Munther Omar Saleh and Fareed Mumuni, both American-born New Yorkers, were arrested in June 2015, along with a third unnamed coconspirator, for trying to build a pressure cooker bomb. All three tried to stab their surveilling or arresting officer or FBI agent with knives. Saleh was enrolled in the Vaughn College of Aeronautics and Technology, in Queens. Mumuni was studying to be a social worker at the College of Staten Island.
That same month, Justin Nojan Sullivan, from Morganton, North Carolina, had lots of ambitious schemes, including conducting “minor assassinations” before waging a “big attack.” He was contacted by an undercover FBI agent who offered to send him a homemade silencer for the assault rifle Sullivan intended to buy at a gun show, which weapon he intended to use to shoot up a bar or concert. When the silencer arrived in the mail, Sullivan was collared.
Sheffield Lake, Ohio resident Amir Said Abdul Rahman al-Ghazi converted to Islam in prison, where he did time for drug-related offenses. He claimed to have been inspired by the Boston Marathon bombers and purchased an AK-47 from an undercover FBI agent.
Alexander Ciccolo, the mentally unbalanced son of a Boston police captain, was also inspired by the marathon attackers, so much so that he intended to detonate pressure cooker bombs at local colleges.

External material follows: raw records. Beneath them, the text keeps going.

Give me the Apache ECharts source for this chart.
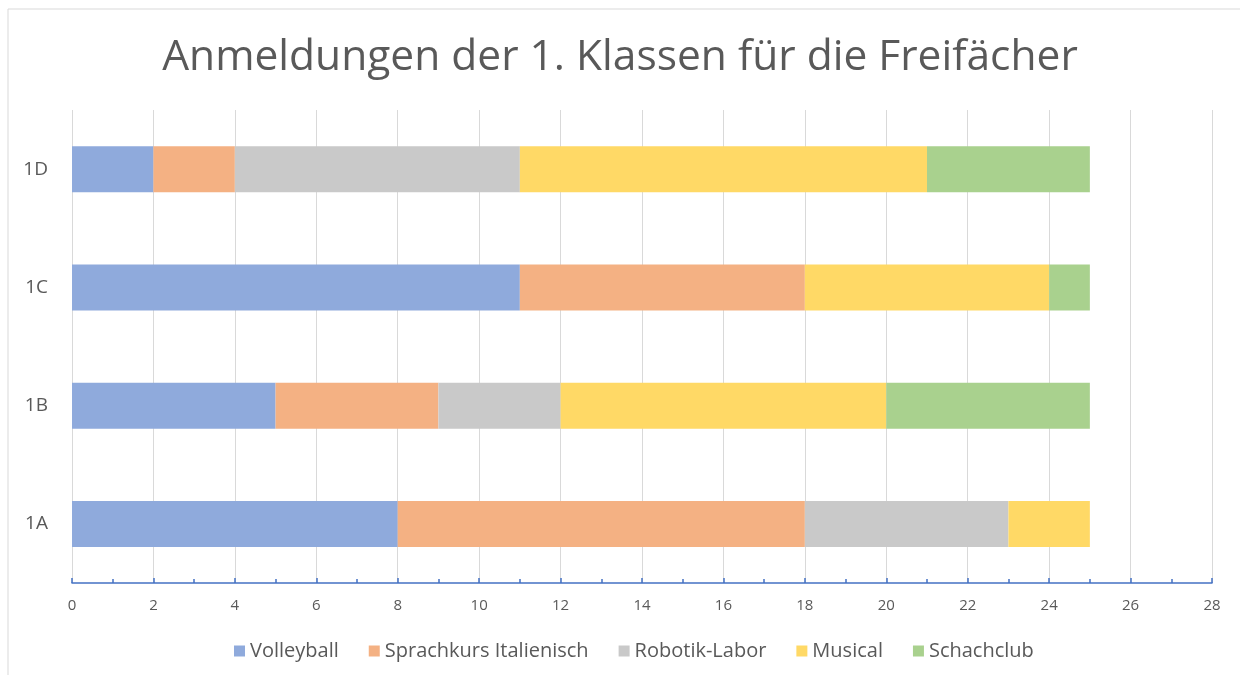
<!DOCTYPE html>
<html>
<head>
<meta charset="utf-8">
<script src="https://cdn.jsdelivr.net/npm/echarts@6/dist/echarts.min.js"></script>
<style>
  html, body { margin: 0; padding: 0; background: #fff; }
  #chart { width: 1240px; height: 675px; }
</style>
</head>
<body>
<div id="chart"></div>
<script>
// Klassen und Anmeldungen je Freifach
var klassen = ['1A', '1B', '1C', '1D'];
var volleyball = [8, 5, 11, 2];
var sprachkurs = [10, 4, 7, 2];
var robotik = [5, 3, 0, 7];
var musical = [2, 8, 6, 10];
var schachclub = [0, 5, 1, 4];

var fachNamen = ['Volleyball', 'Sprachkurs Italienisch', 'Robotik-Labor', 'Musical', 'Schachclub'];
var fachWerte = [volleyball, sprachkurs, robotik, musical, schachclub];
var farben = ['#8FAADC', '#F4B183', '#C9C9C9', '#FFD966', '#A9D18E'];

var myChart = echarts.init(document.getElementById('chart'));
var schrift = 'Open Sans';

var serien = fachNamen.map(function (name, i) {
    return {
        name: name,
        type: 'bar',
        stack: 'summe',
        barWidth: 46,
        data: fachWerte[i],
        itemStyle: { color: farben[i] }
    };
});

option = {
    animation: false,
    color: farben,
    title: {
        text: 'Anmeldungen der 1. Klassen für die Freifächer',
        left: 'center',
        top: 31,
        textStyle: { fontFamily: schrift, fontSize: 42.5, fontWeight: 'normal', color: '#595959' }
    },
    legend: {
        bottom: 9,
        left: 229,
        itemWidth: 11,
        itemHeight: 11,
        itemGap: 30,
        icon: 'rect',
        textStyle: { fontFamily: schrift, fontSize: 20, color: '#595959' }
    },
    grid: { left: 72, right: 28, top: 110, bottom: 92 },
    xAxis: {
        type: 'value',
        min: 0,
        max: 28,
        interval: 2,
        axisLine: { show: true, lineStyle: { color: '#4472C4', width: 1.5 } },
        axisTick: { show: true, inside: true, length: 5, lineStyle: { color: '#4472C4', width: 1.5 } },
        minorTick: { show: true, splitNumber: 2, length: 4, lineStyle: { color: '#4472C4', width: 1.5 } },
        splitLine: { show: true, lineStyle: { color: '#D9D9D9', width: 1 } },
        axisLabel: { fontFamily: schrift, fontSize: 15, color: '#595959', margin: 15 }
    },
    yAxis: {
        type: 'category',
        data: klassen,
        axisLine: { show: false },
        axisTick: { show: false },
        axisLabel: { fontFamily: schrift, fontSize: 19, color: '#595959', margin: 24 }
    },
    graphic: [
        { type: 'line', shape: { x1: 8, y1: 9, x2: 1240, y2: 9 }, style: { stroke: '#D9D9D9', lineWidth: 1 } },
        { type: 'line', shape: { x1: 8, y1: 9, x2: 8, y2: 675 }, style: { stroke: '#D9D9D9', lineWidth: 1 } }
    ],
    series: serien
};

myChart.setOption(option, true);
</script>
</body>
</html>
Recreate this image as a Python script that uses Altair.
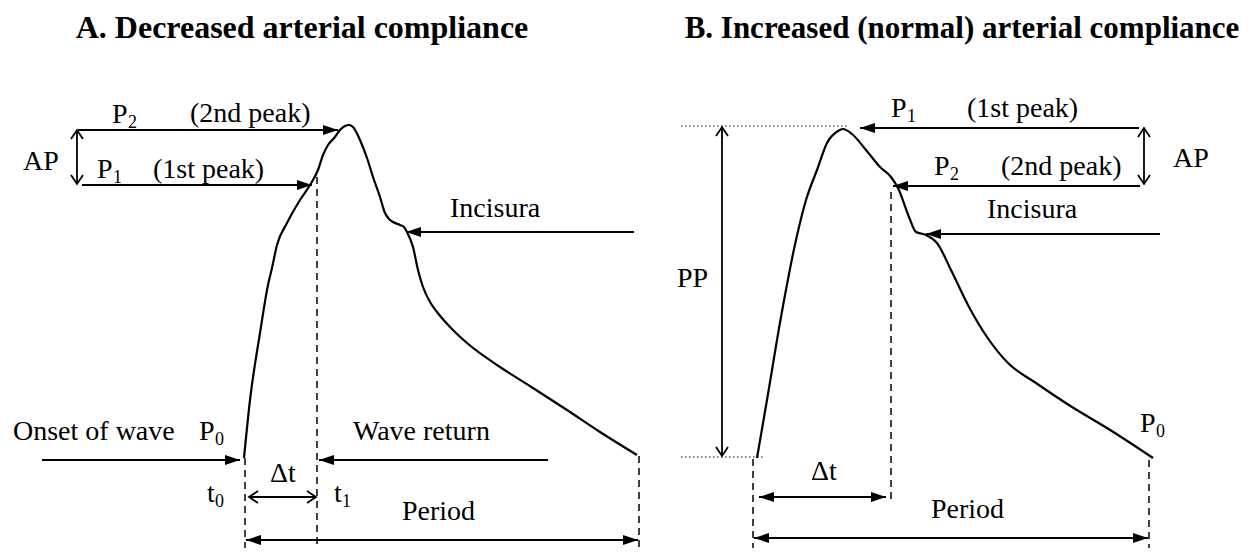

When he was arrested in July 2015, he’d kept Molotov cocktails and knives at his apartment.
Finally, 23 year-old Harlem Suarez told an FBI informant that he was going to bury a bomb in the sands of Key West and kill beachgoers. The bomb he received was a dud constructed by the FBI. He was arrested in July 2015.
True, the San Bernardino attack was perpetrated in part by the Pakistani-born Tashfeen Malik, but she came to California on an H1-B visa, pegged to her marriage to her Chicago-born husband and co-assailant Syed Rizwan Farook. Moreover, Enrique Marquez, Jr., the man accused of supplying the rifles used by the Bonnie-and-Clyde of American jihad to shoot up 14 people at the Inland Regional Center on December 2, 2015, was also a natural-born citizen of the United States. He is thought to have been introduced to radical Islam by his fellow American and former neighbor, Farook.